Contingent Liabilities. As discussed above under “—Legal Proceedings”, the Company is, from time to time, subject to a variety of litigation and similar
contingent liabilities incidental to its business (or the business operations of previously owned entities). The Company recognizes a liability for any
contingency that is probable of occurrence and reasonably estimable. These assessments require judgments concerning matters such as litigation developments
and outcomes, the anticipated outcome of negotiations, the number of future claims and the cost of both pending and future claims. In addition, because most
contingencies are resolved over long periods of time, liabilities may change in the future due to various factors, including those discussed above under “
—Legal Proceedings”. If the reserves established by the Company with respect to these contingent liabilities are inadequate, the Company would be required to
incur an expense equal to the amount of the loss incurred in excess of the reserves, which would adversely affect the Company’s net earnings.

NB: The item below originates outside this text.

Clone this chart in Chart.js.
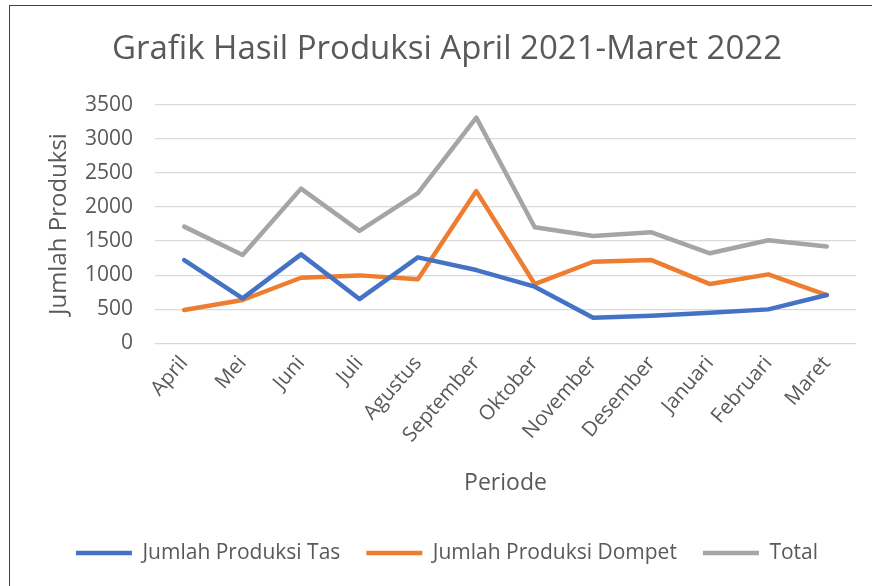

Revenue Recognition: The Company derives revenues from the sale of products and services. For revenue related to a product or service to qualify for
recognition, there must be persuasive evidence of a sale, delivery must have occurred or the services must have been rendered, the price to the customer must
be fixed and determinable and collectability of the balance must be reasonably assured. Refer to Note 1 to the Company’s Consolidated Financial Statements
for a description of the Company’s revenue recognition policies. Although most of the Company’s sales agreements contain standard terms and conditions,
certain agreements contain multiple elements or non-standard terms and conditions. As a result, judgment is sometimes required to determine the appropriate
accounting, including whether the deliverables specified in these agreements should be treated as separate units of accounting for sales recognition purposes,
and, if so, how the sales price should be allocated among the elements and when to recognize sales for each element. For fiscal 2011 and future periods,
revenues for contractual arrangements consisting of multiple elements (i.e. deliverables) are recognized for the separate elements when the product or services
that are part of the multiple element arrangement have value on a stand-alone basis and, in arrangements that include a general right of refund relative to the
delivered element, performance of the undelivered element is considered probable and substantially in the Company’s control. The Company allocates revenue
to each element in the contractual arrangement based on a selling price hierarchy that, in some instances, may require the Company to estimate the selling price
of certain deliverables that are not sold on a stand-alone basis or where third party evidence of pricing is not observable. The Company’s estimate of selling
price impacts the amount and timing of revenue recognized in multiple element arrangements. For transactions entered into prior to fiscal year 2011, revenue
for arrangements with multiple elements is recognized for the separate elements when the product or services that are part of the multiple element arrangement
have value on a stand-alone basis, fair value of the separate elements exists (or in the case of software related products, vendor specific objective evidence of
fair value) and, in arrangements that include a general right of refund relative to the delivered element, performance of the undelivered element is considered
probable and substantially in the Company’s control. A portion of the Company’s revenues relate to lease payment arrangements, which require the Company
to evaluate whether to account for the arrangement as an operating or sales type lease. Certain of the Company’s lease contracts are customized for larger
customers and often result in complex terms and conditions that typically require significant judgment in applying the lease accounting criteria.